AIM OF THE EXERCISE:
Copy each line of the data below exactly, leaving out pictures.

RECORDED DATA:

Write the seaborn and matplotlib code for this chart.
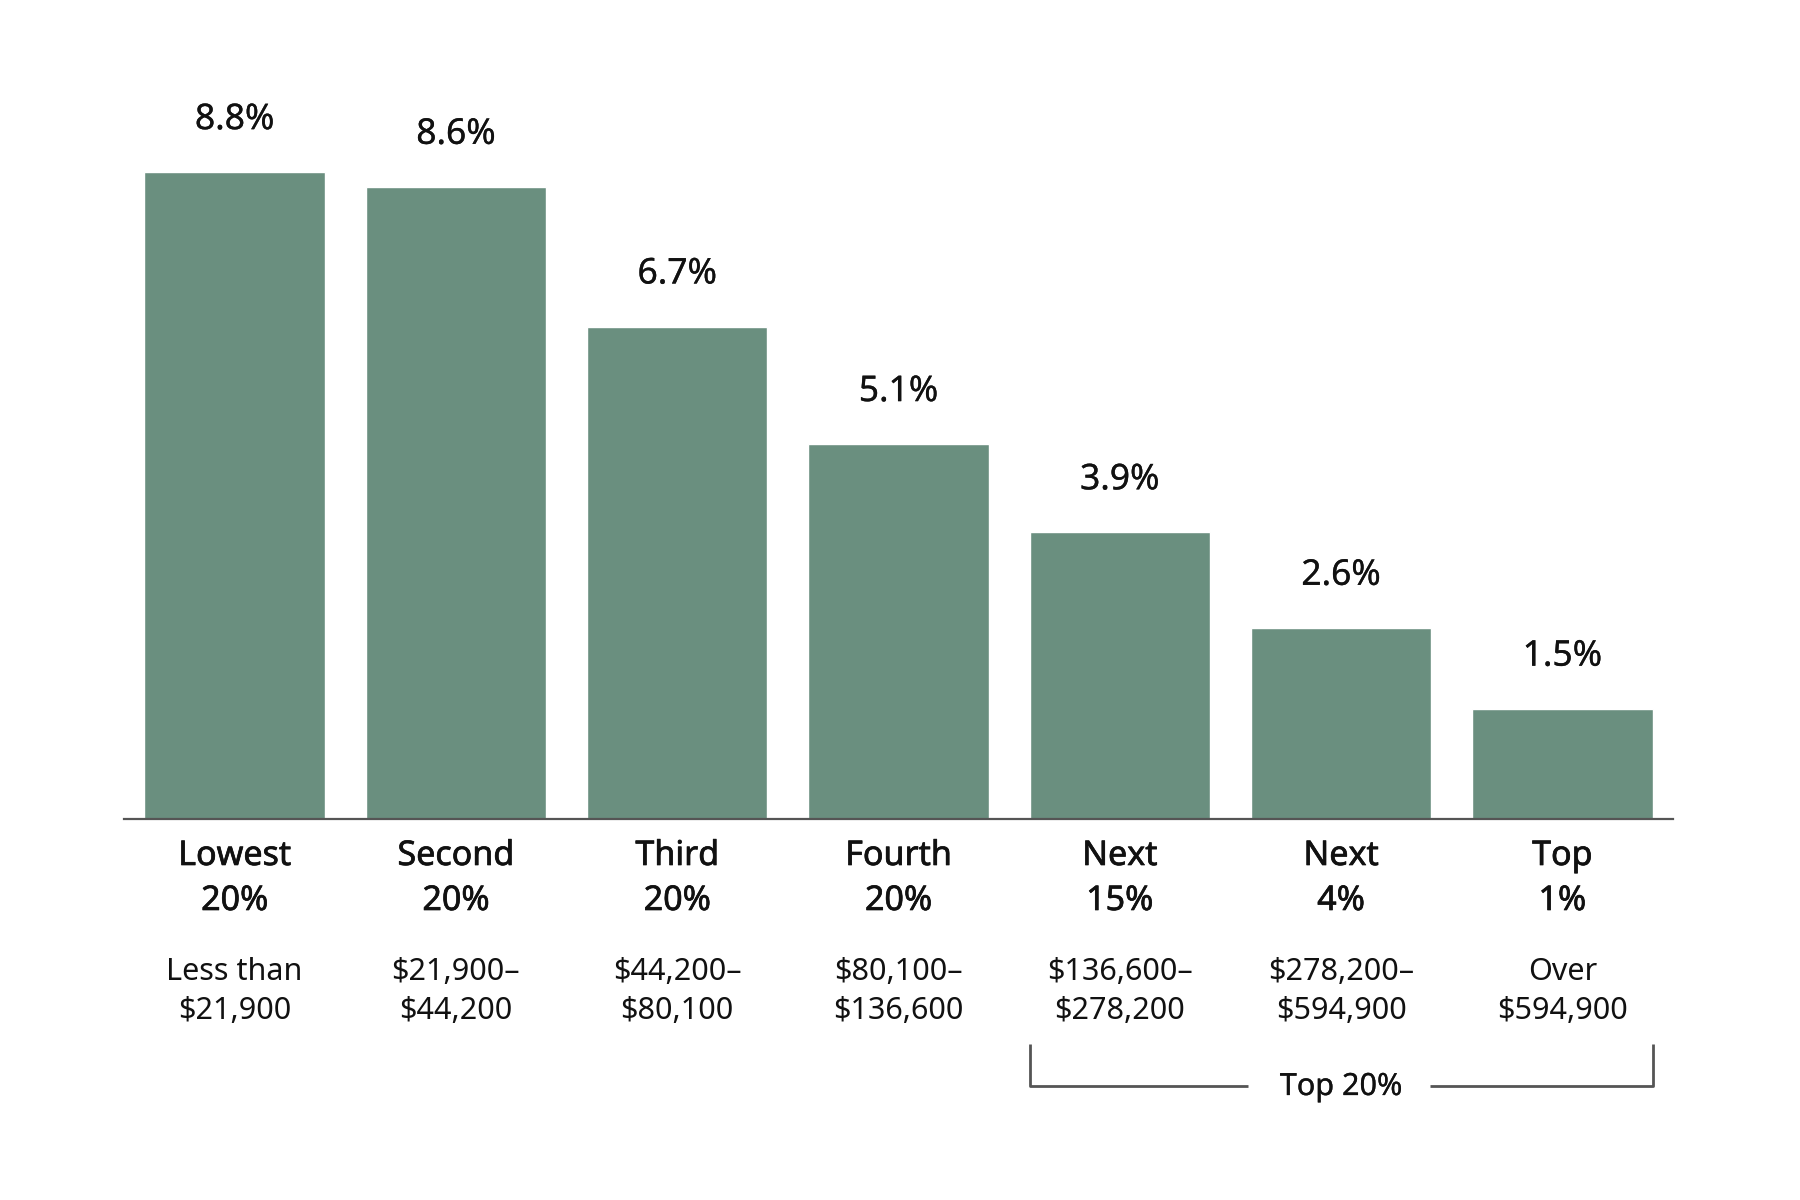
import matplotlib
matplotlib.use("Agg")
import matplotlib.pyplot as plt
import matplotlib.patheffects as pe
import seaborn as sns
import pandas as pd

categories = ["Lowest\n20%", "Second\n20%", "Third\n20%", "Fourth\n20%", "Next\n15%", "Next\n4%", "Top\n1%"]
cat_line1 = ["Lowest", "Second", "Third", "Fourth", "Next", "Next", "Top"]
cat_line2 = ["20%", "20%", "20%", "20%", "15%", "4%", "1%"]
range_line1 = ["Less than", "$21,900\u2013", "$44,200\u2013", "$80,100\u2013", "$136,600\u2013", "$278,200\u2013", "Over"]
range_line2 = ["$21,900", "$44,200", "$80,100", "$136,600", "$278,200", "$594,900", "$594,900"]
values = [8.8, 8.6, 6.7, 5.1, 3.9, 2.6, 1.5]
value_labels = ["8.8%", "8.6%", "6.7%", "5.1%", "3.9%", "2.6%", "1.5%"]
bracket_label = "Top 20%"

sns.set_theme(style="white")
plt.rcParams["font.family"] = ["Noto Sans", "DejaVu Sans"]
plt.rcParams["text.parse_math"] = False

BAR = "#6a8f7f"
LINE = "#555555"
TXT = "#111111"
medium = [pe.withStroke(linewidth=0.5, foreground=TXT)]
light_med = [pe.withStroke(linewidth=0.2, foreground=TXT)]

fig = plt.figure(figsize=(18, 12), dpi=100)
ax = fig.add_axes([124 / 1800, (1200 - 819) / 1200, 1549 / 1800, 719 / 1200])

df = pd.DataFrame({"cat": categories, "val": values})
sns.barplot(data=df, x="cat", y="val", color=BAR, saturation=1, width=0.815, ax=ax)

ax.set_xlim(-0.5, 6.5)
ax.set_ylim(0, 719 / 73.5)
ax.set_xticks([])
ax.set_yticks([])
ax.set_xlabel("")
ax.set_ylabel("")
for s in ["top", "right", "left"]:
    ax.spines[s].set_visible(False)
ax.spines["bottom"].set_color(LINE)
ax.spines["bottom"].set_linewidth(1.6)

for i, (v, lab) in enumerate(zip(values, value_labels)):
    ax.annotate(lab, (i, v), xytext=(0, 37.5), textcoords="offset points",
                ha="center", va="center", fontsize=25.5, color=TXT,
                path_effects=light_med)

tr = ax.get_xaxis_transform()
H = 719.0
def ay(px):
    return (819 - px) / H

for i in range(len(categories)):
    ax.text(i, ay(856), cat_line1[i], transform=tr, ha="center", va="center",
            fontsize=24.5, color=TXT, path_effects=medium)
    ax.text(i, ay(901), cat_line2[i], transform=tr, ha="center", va="center",
            fontsize=24.5, color=TXT, path_effects=medium)
    ax.text(i, ay(972), range_line1[i], transform=tr, ha="center", va="center",
            fontsize=22, color=TXT)
    ax.text(i, ay(1011), range_line2[i], transform=tr, ha="center", va="center",
            fontsize=22, color=TXT)

hw = 0.815 / 2
xl = 4 - hw
xr = 6 + hw
yb = ay(1086)
yt = ay(1044)
kw = dict(color=LINE, linewidth=2, transform=tr, clip_on=False, solid_capstyle="butt")
ax.plot([xl, xl, 4.58], [yt, yb, yb], **kw)
ax.plot([5.40, xr, xr], [yb, yb, yt], **kw)
ax.text(5, ay(1087), bracket_label, transform=tr, ha="center", va="center",
        fontsize=22, color=TXT, path_effects=light_med)

fig.savefig("out.png", dpi=100, facecolor="white")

RESPONSE TO THE TASK:
Write the seaborn and matplotlib code for this chart.
import matplotlib
matplotlib.use("Agg")
import matplotlib.pyplot as plt
import matplotlib.patheffects as pe
import seaborn as sns
import pandas as pd

categories = ["Lowest\n20%", "Second\n20%", "Third\n20%", "Fourth\n20%", "Next\n15%", "Next\n4%", "Top\n1%"]
cat_line1 = ["Lowest", "Second", "Third", "Fourth", "Next", "Next", "Top"]
cat_line2 = ["20%", "20%", "20%", "20%", "15%", "4%", "1%"]
range_line1 = ["Less than", "$21,900\u2013", "$44,200\u2013", "$80,100\u2013", "$136,600\u2013", "$278,200\u2013", "Over"]
range_line2 = ["$21,900", "$44,200", "$80,100", "$136,600", "$278,200", "$594,900", "$594,900"]
values = [8.8, 8.6, 6.7, 5.1, 3.9, 2.6, 1.5]
value_labels = ["8.8%", "8.6%", "6.7%", "5.1%", "3.9%", "2.6%", "1.5%"]
bracket_label = "Top 20%"

sns.set_theme(style="white")
plt.rcParams["font.family"] = ["Noto Sans", "DejaVu Sans"]
plt.rcParams["text.parse_math"] = False

BAR = "#6a8f7f"
LINE = "#555555"
TXT = "#111111"
medium = [pe.withStroke(linewidth=0.5, foreground=TXT)]
light_med = [pe.withStroke(linewidth=0.2, foreground=TXT)]

fig = plt.figure(figsize=(18, 12), dpi=100)
ax = fig.add_axes([124 / 1800, (1200 - 819) / 1200, 1549 / 1800, 719 / 1200])

df = pd.DataFrame({"cat": categories, "val": values})
sns.barplot(data=df, x="cat", y="val", color=BAR, saturation=1, width=0.815, ax=ax)

ax.set_xlim(-0.5, 6.5)
ax.set_ylim(0, 719 / 73.5)
ax.set_xticks([])
ax.set_yticks([])
ax.set_xlabel("")
ax.set_ylabel("")
for s in ["top", "right", "left"]:
    ax.spines[s].set_visible(False)
ax.spines["bottom"].set_color(LINE)
ax.spines["bottom"].set_linewidth(1.6)

for i, (v, lab) in enumerate(zip(values, value_labels)):
    ax.annotate(lab, (i, v), xytext=(0, 37.5), textcoords="offset points",
                ha="center", va="center", fontsize=25.5, color=TXT,
                path_effects=light_med)

tr = ax.get_xaxis_transform()
H = 719.0
def ay(px):
    return (819 - px) / H

for i in range(len(categories)):
    ax.text(i, ay(856), cat_line1[i], transform=tr, ha="center", va="center",
            fontsize=24.5, color=TXT, path_effects=medium)
    ax.text(i, ay(901), cat_line2[i], transform=tr, ha="center", va="center",
            fontsize=24.5, color=TXT, path_effects=medium)
    ax.text(i, ay(972), range_line1[i], transform=tr, ha="center", va="center",
            fontsize=22, color=TXT)
    ax.text(i, ay(1011), range_line2[i], transform=tr, ha="center", va="center",
            fontsize=22, color=TXT)

hw = 0.815 / 2
xl = 4 - hw
xr = 6 + hw
yb = ay(1086)
yt = ay(1044)
kw = dict(color=LINE, linewidth=2, transform=tr, clip_on=False, solid_capstyle="butt")
ax.plot([xl, xl, 4.58], [yt, yb, yb], **kw)
ax.plot([5.40, xr, xr], [yb, yb, yt], **kw)
ax.text(5, ay(1087), bracket_label, transform=tr, ha="center", va="center",
        fontsize=22, color=TXT, path_effects=light_med)

fig.savefig("out.png", dpi=100, facecolor="white")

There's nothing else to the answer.